ANOTHER LOCAL folk musician who generates some revenue from streaming, Nick Spear, said the revenue shift is too small to trumpet as meaningful.

Streaming and other forms of technological advancement have turned the local music economy on its head, Spear said, and in many ways local musicians have been left to find their own ways to generate income. The revenue share of streaming will still be too small to replace what album sales used to generate for him.

“If it was a jump from 10 percent to 50 percent, that would be significant,” Spear said. “Jumping from 10 percent to 15 percent is really only going to make a difference for people like Taylor Swift, and they are going to go from gobs of money to unholy gobs of money.”

Recent research by BuzzAngle Music, a music industry analytics firm, shows 99 percent of streaming is concentrated on the most popular 10 percent of tracks available. That means the remaining 1 percent is all that is left for all other tracks, including everything written and produced in Montana.

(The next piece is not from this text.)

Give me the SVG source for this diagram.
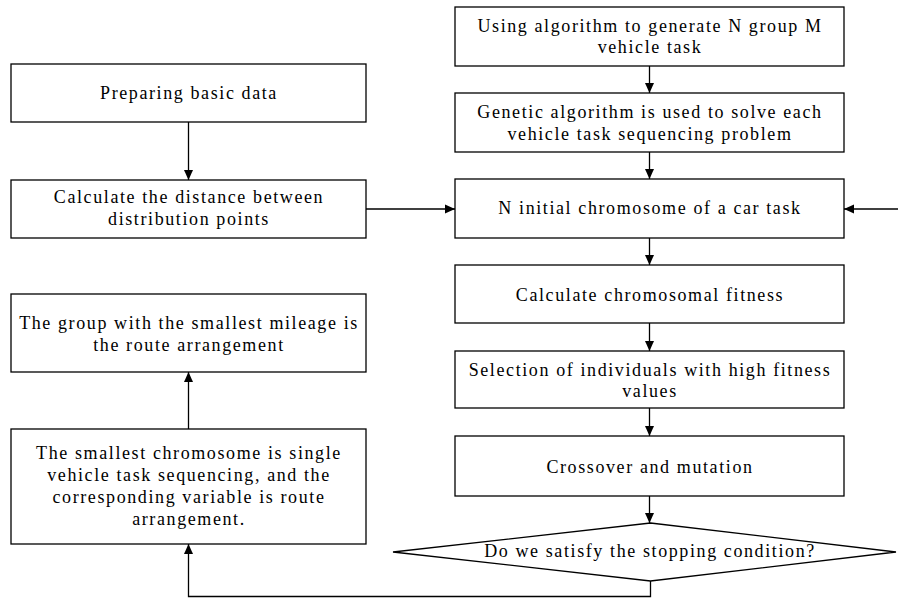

For Spear, live performances used to hold value as ways to promote album sales, and album sales were the best way to generate income. That’s not the case anymore, he said.

“At this point in our history with the music industry, I think that recorded music is really a way to more generate interest in your live show and live is how you make money,” Spear said. “Everything is moving from a product economy to a service economy.”

Spear has gotten his music on some popular TV shows like “Duck Dynasty,” and revenue from live performances make up the biggest shares of his income. He said he likes when people stream his music because he wants it to be enjoyed and appreciated, but he’s moved past relying on it to pay bills.

“The only point to recorded music is civic duty,” Spear said.